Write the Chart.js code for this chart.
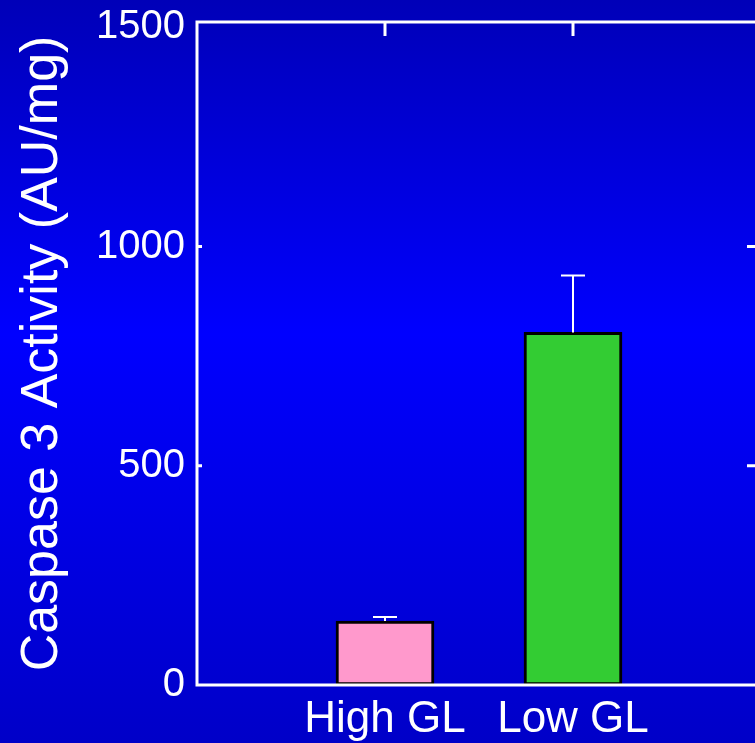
<!DOCTYPE html>
<html>
<head>
<meta charset="utf-8">
<script src="https://cdn.jsdelivr.net/npm/chart.js@4"></script>
<style>
  html, body { margin: 0; padding: 0; overflow: hidden; background: #0000d0; }
  canvas { display: block; }
</style>
</head>
<body>
<canvas id="myChart" width="763" height="743"></canvas>
<script>
// data
const categories = ['High GL', 'Low GL'];
const caspaseValues = [146, 804];
const caspaseErrors = [9, 130];
const barColors = ['#ff99cc', '#33cc33'];
const yTicks = [0, 500, 1000, 1500];

// pad the category axis with one empty slot on each side
const labels = [''].concat(categories, ['']);
const values = [null].concat(caspaseValues, [null]);
const colors = ['#000'].concat(barColors, ['#000']);

const backgroundPlugin = {
    id: 'background',
    beforeDraw(chart) {
        const ctx = chart.ctx;
        const g = ctx.createLinearGradient(0, 0, 0, chart.height);
        g.addColorStop(0, '#0000b8');
        g.addColorStop(0.45, '#0000ff');
        g.addColorStop(1, '#0000c8');
        ctx.save();
        ctx.fillStyle = g;
        ctx.fillRect(0, 0, chart.width, chart.height);
        ctx.restore();
    }
};

const errorBarPlugin = {
    id: 'errorBars',
    afterDatasetsDraw(chart) {
        const ctx = chart.ctx;
        const x = chart.scales.x;
        const y = chart.scales.y;
        ctx.save();
        ctx.strokeStyle = '#ffffff';
        ctx.lineWidth = 2;
        caspaseValues.forEach((v, i) => {
            const px = x.getPixelForValue(i + 1);
            const top = y.getPixelForValue(v + caspaseErrors[i]);
            const base = y.getPixelForValue(v);
            ctx.beginPath();
            ctx.moveTo(px, base);
            ctx.lineTo(px, top);
            ctx.moveTo(px - 12, top);
            ctx.lineTo(px + 12, top);
            ctx.stroke();
        });
        ctx.restore();
    }
};

const framePlugin = {
    id: 'frame',
    afterDraw(chart) {
        const ctx = chart.ctx;
        const a = chart.chartArea;
        const x = chart.scales.x;
        const y = chart.scales.y;
        ctx.save();
        ctx.strokeStyle = '#ffffff';
        ctx.lineWidth = 3;
        ctx.strokeRect(a.left, a.top, a.right - a.left, a.bottom - a.top);
        ctx.beginPath();
        // inward ticks on top for each category
        categories.forEach((c, i) => {
            const px = x.getPixelForValue(i + 1);
            ctx.moveTo(px, a.top);
            ctx.lineTo(px, a.top + 14);
        });
        // inward ticks on left and right
        [500, 1000].forEach(v => {
            const py = y.getPixelForValue(v);
            ctx.moveTo(a.right, py);
            ctx.lineTo(a.right - 14, py);
            ctx.moveTo(a.left, py);
            ctx.lineTo(a.left + 5, py);
        });
        ctx.stroke();
        ctx.restore();
    }
};

const ctx = document.getElementById('myChart').getContext('2d');
new Chart(ctx, {
    type: 'bar',
    data: {
        labels: labels,
        datasets: [{
            data: values,
            backgroundColor: colors,
            borderColor: '#000000',
            borderWidth: 3,
            borderSkipped: false,
            barThickness: 98
        }]
    },
    options: {
        responsive: false,
        animation: false,
        layout: { padding: { top: 22, right: 2, left: 0, bottom: 0 } },
        plugins: {
            legend: { display: false },
            tooltip: { enabled: false }
        },
        scales: {
            x: {
                offset: false,
                grid: { display: false, drawTicks: false },
                border: { display: false },
                ticks: {
                    color: '#ffffff',
                    font: { family: 'Liberation Sans, Arial, sans-serif', size: 44 },
                    padding: 8,
                    maxRotation: 0,
                    autoSkip: false
                },
                afterFit(scale) {
                    scale.height = 58;
                    scale.paddingLeft = 0;
                    scale.paddingRight = 0;
                }
            },
            y: {
                min: 0,
                max: 1512,
                grid: { display: false, drawTicks: false },
                border: { display: false },
                afterBuildTicks(scale) {
                    scale.ticks = yTicks.map(v => ({ value: v }));
                },
                ticks: {
                    color: '#ffffff',
                    font: { family: 'Liberation Sans, Arial, sans-serif', size: 40 },
                    padding: 12,
                    callback: value => String(value)
                },
                title: {
                    display: true,
                    text: 'Caspase 3 Activity (AU/mg)',
                    color: '#ffffff',
                    font: { family: 'Liberation Sans, Arial, sans-serif', size: 52 },
                    padding: { top: 11, bottom: 0 }
                },
                afterFit(scale) {
                    scale.width = 197;
                    scale.paddingTop = 0;
                    scale.paddingBottom = 0;
                }
            }
        }
    },
    plugins: [backgroundPlugin, errorBarPlugin, framePlugin]
});
</script>
</body>
</html>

- Exercise requirements
Quote the data above in full and without alteration; skip the pictures.

- Solved problem
Write the Chart.js code for this chart.
<!DOCTYPE html>
<html>
<head>
<meta charset="utf-8">
<script src="https://cdn.jsdelivr.net/npm/chart.js@4"></script>
<style>
  html, body { margin: 0; padding: 0; overflow: hidden; background: #0000d0; }
  canvas { display: block; }
</style>
</head>
<body>
<canvas id="myChart" width="763" height="743"></canvas>
<script>
// data
const categories = ['High GL', 'Low GL'];
const caspaseValues = [146, 804];
const caspaseErrors = [9, 130];
const barColors = ['#ff99cc', '#33cc33'];
const yTicks = [0, 500, 1000, 1500];

// pad the category axis with one empty slot on each side
const labels = [''].concat(categories, ['']);
const values = [null].concat(caspaseValues, [null]);
const colors = ['#000'].concat(barColors, ['#000']);

const backgroundPlugin = {
    id: 'background',
    beforeDraw(chart) {
        const ctx = chart.ctx;
        const g = ctx.createLinearGradient(0, 0, 0, chart.height);
        g.addColorStop(0, '#0000b8');
        g.addColorStop(0.45, '#0000ff');
        g.addColorStop(1, '#0000c8');
        ctx.save();
        ctx.fillStyle = g;
        ctx.fillRect(0, 0, chart.width, chart.height);
        ctx.restore();
    }
};

const errorBarPlugin = {
    id: 'errorBars',
    afterDatasetsDraw(chart) {
        const ctx = chart.ctx;
        const x = chart.scales.x;
        const y = chart.scales.y;
        ctx.save();
        ctx.strokeStyle = '#ffffff';
        ctx.lineWidth = 2;
        caspaseValues.forEach((v, i) => {
            const px = x.getPixelForValue(i + 1);
            const top = y.getPixelForValue(v + caspaseErrors[i]);
            const base = y.getPixelForValue(v);
            ctx.beginPath();
            ctx.moveTo(px, base);
            ctx.lineTo(px, top);
            ctx.moveTo(px - 12, top);
            ctx.lineTo(px + 12, top);
            ctx.stroke();
        });
        ctx.restore();
    }
};

const framePlugin = {
    id: 'frame',
    afterDraw(chart) {
        const ctx = chart.ctx;
        const a = chart.chartArea;
        const x = chart.scales.x;
        const y = chart.scales.y;
        ctx.save();
        ctx.strokeStyle = '#ffffff';
        ctx.lineWidth = 3;
        ctx.strokeRect(a.left, a.top, a.right - a.left, a.bottom - a.top);
        ctx.beginPath();
        // inward ticks on top for each category
        categories.forEach((c, i) => {
            const px = x.getPixelForValue(i + 1);
            ctx.moveTo(px, a.top);
            ctx.lineTo(px, a.top + 14);
        });
        // inward ticks on left and right
        [500, 1000].forEach(v => {
            const py = y.getPixelForValue(v);
            ctx.moveTo(a.right, py);
            ctx.lineTo(a.right - 14, py);
            ctx.moveTo(a.left, py);
            ctx.lineTo(a.left + 5, py);
        });
        ctx.stroke();
        ctx.restore();
    }
};

const ctx = document.getElementById('myChart').getContext('2d');
new Chart(ctx, {
    type: 'bar',
    data: {
        labels: labels,
        datasets: [{
            data: values,
            backgroundColor: colors,
            borderColor: '#000000',
            borderWidth: 3,
            borderSkipped: false,
            barThickness: 98
        }]
    },
    options: {
        responsive: false,
        animation: false,
        layout: { padding: { top: 22, right: 2, left: 0, bottom: 0 } },
        plugins: {
            legend: { display: false },
            tooltip: { enabled: false }
        },
        scales: {
            x: {
                offset: false,
                grid: { display: false, drawTicks: false },
                border: { display: false },
                ticks: {
                    color: '#ffffff',
                    font: { family: 'Liberation Sans, Arial, sans-serif', size: 44 },
                    padding: 8,
                    maxRotation: 0,
                    autoSkip: false
                },
                afterFit(scale) {
                    scale.height = 58;
                    scale.paddingLeft = 0;
                    scale.paddingRight = 0;
                }
            },
            y: {
                min: 0,
                max: 1512,
                grid: { display: false, drawTicks: false },
                border: { display: false },
                afterBuildTicks(scale) {
                    scale.ticks = yTicks.map(v => ({ value: v }));
                },
                ticks: {
                    color: '#ffffff',
                    font: { family: 'Liberation Sans, Arial, sans-serif', size: 40 },
                    padding: 12,
                    callback: value => String(value)
                },
                title: {
                    display: true,
                    text: 'Caspase 3 Activity (AU/mg)',
                    color: '#ffffff',
                    font: { family: 'Liberation Sans, Arial, sans-serif', size: 52 },
                    padding: { top: 11, bottom: 0 }
                },
                afterFit(scale) {
                    scale.width = 197;
                    scale.paddingTop = 0;
                    scale.paddingBottom = 0;
                }
            }
        }
    },
    plugins: [backgroundPlugin, errorBarPlugin, framePlugin]
});
</script>
</body>
</html>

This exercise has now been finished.